Are Professional Association Dues Tax Deductible for a Business?

Updated July 9, 2026 5 min read

Membership fees can look nearly identical on a receipt — a flat annual charge to belong to an organization — yet what that organization actually is can determine whether the cost is deductible at all.

The short answer

Dues paid to a trade association, chamber of commerce, or professional organization directly connected to the business are generally deductible as an ordinary business expense. Dues paid to clubs organized primarily around social, recreational, or dining purposes are generally not deductible, even when some business conversation happens there. The distinction rests mainly on the nature and purpose of the organization, not on how often the membership actually gets used for business.

Why trade and professional dues generally qualify

Belonging to an industry group, a bar association, a chamber of commerce, or a similar professional organization is treated as an ordinary cost of staying current and connected in a given field — comparable in spirit to attending a business conference or paying for routine advertising to reach the same professional network. These organizations exist specifically to serve business or professional interests, which is generally what separates them from the excluded category.

Why certain club dues generally don’t qualify

Dues for clubs organized around social, recreational, athletic, dining, or similar purposes are generally treated differently, even if genuine business gets discussed at meals or events there.

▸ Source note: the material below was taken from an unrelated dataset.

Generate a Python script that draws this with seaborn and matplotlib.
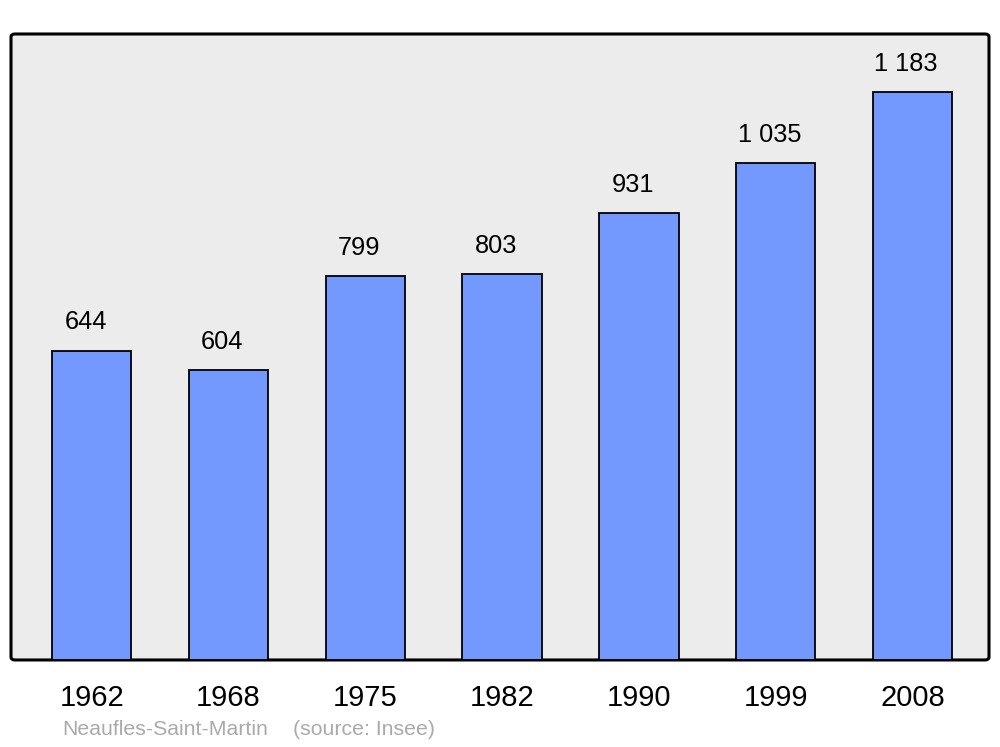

The reasoning tends to focus on the club’s primary organizational purpose rather than on how an individual member happens to use it — a country club, a dining club, or a similar organization is generally excluded from the deduction category regardless of how many client meetings take place inside it.

Where the line gets less obvious

Some organizations sit closer to the boundary — a professional networking group that also has a social component, for instance. The general approach tends to focus on the primary purpose the organization was formed for: an association whose stated mission is professional development, industry standards, or business networking usually falls on the deductible side, while one whose stated mission is recreation or social connection usually doesn’t, even if it happens to include working professionals as members.

Keeping the categorization defensible

Because this deduction depends on characterizing the organization itself, keeping documentation about what the organization actually does — its stated purpose, typical activities, and membership materials — helps support the deduction if it’s ever questioned. This is similar in spirit to how contract labor payments need supporting documentation beyond just the payment itself; the underlying facts about the expense matter as much as the receipt.

The takeaway

Whether membership dues are deductible generally comes down to what kind of organization is being joined, not how the membership gets used day to day. Because the line between a qualifying professional association and a non-qualifying social club can be a judgment call in specific cases, it’s worth reviewing any borderline memberships with a tax professional rather than assuming every dues payment falls neatly into one category.